Search the data for the word "this" and copy every line where it occurs.

[BEGIN Source data]

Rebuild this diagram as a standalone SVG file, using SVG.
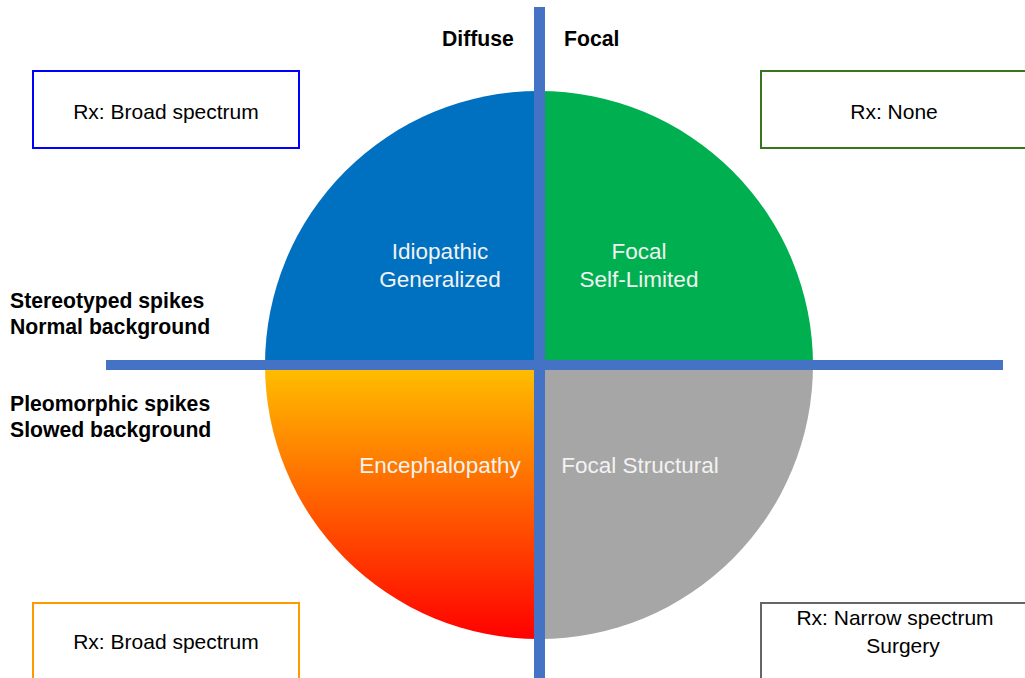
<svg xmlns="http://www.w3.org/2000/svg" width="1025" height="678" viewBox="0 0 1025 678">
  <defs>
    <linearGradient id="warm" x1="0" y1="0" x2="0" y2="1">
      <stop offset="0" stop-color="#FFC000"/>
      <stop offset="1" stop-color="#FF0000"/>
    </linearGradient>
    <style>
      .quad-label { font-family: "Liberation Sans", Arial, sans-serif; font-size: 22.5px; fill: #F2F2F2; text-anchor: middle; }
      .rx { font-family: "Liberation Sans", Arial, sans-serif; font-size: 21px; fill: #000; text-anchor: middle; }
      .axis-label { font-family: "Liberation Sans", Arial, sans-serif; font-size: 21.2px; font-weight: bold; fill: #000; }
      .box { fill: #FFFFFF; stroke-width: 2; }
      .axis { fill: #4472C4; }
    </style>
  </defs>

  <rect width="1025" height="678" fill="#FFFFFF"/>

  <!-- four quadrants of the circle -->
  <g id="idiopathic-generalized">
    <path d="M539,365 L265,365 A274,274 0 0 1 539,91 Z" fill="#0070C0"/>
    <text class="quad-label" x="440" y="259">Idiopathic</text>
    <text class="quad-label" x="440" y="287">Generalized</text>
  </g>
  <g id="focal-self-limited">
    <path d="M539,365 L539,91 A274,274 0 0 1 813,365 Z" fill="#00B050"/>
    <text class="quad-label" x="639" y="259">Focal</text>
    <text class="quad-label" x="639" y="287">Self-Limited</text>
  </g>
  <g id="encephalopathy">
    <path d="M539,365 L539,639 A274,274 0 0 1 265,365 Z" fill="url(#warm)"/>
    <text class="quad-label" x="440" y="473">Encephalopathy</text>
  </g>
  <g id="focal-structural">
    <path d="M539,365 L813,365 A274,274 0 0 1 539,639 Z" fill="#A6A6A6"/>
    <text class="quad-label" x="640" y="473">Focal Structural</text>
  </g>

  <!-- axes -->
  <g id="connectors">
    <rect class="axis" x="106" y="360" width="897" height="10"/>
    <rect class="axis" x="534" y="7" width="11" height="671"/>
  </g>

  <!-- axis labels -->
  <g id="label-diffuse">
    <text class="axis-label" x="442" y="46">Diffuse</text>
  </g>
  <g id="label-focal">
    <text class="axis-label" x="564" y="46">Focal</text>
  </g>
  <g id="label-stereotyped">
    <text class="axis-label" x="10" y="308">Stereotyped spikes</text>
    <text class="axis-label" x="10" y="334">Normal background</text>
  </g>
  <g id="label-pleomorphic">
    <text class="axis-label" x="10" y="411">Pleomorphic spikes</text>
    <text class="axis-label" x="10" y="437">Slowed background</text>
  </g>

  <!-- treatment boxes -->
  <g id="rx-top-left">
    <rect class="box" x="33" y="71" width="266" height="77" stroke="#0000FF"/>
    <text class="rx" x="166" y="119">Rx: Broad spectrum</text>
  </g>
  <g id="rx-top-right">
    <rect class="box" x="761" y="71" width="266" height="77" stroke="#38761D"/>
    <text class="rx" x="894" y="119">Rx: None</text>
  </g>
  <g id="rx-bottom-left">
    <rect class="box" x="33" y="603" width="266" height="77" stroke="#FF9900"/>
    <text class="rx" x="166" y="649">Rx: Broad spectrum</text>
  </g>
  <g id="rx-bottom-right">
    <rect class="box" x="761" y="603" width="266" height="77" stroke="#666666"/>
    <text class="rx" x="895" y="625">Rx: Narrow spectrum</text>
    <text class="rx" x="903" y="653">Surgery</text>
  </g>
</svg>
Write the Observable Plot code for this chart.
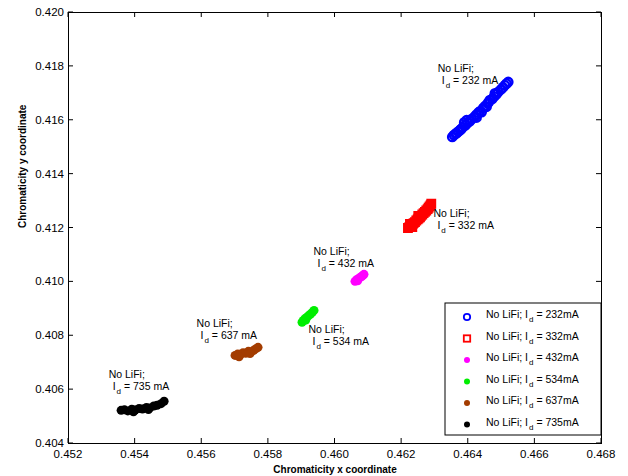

[END Source data]

● **Reply**:
Rebuild this diagram as a standalone SVG file, using SVG.
Write the Observable Plot code for this chart.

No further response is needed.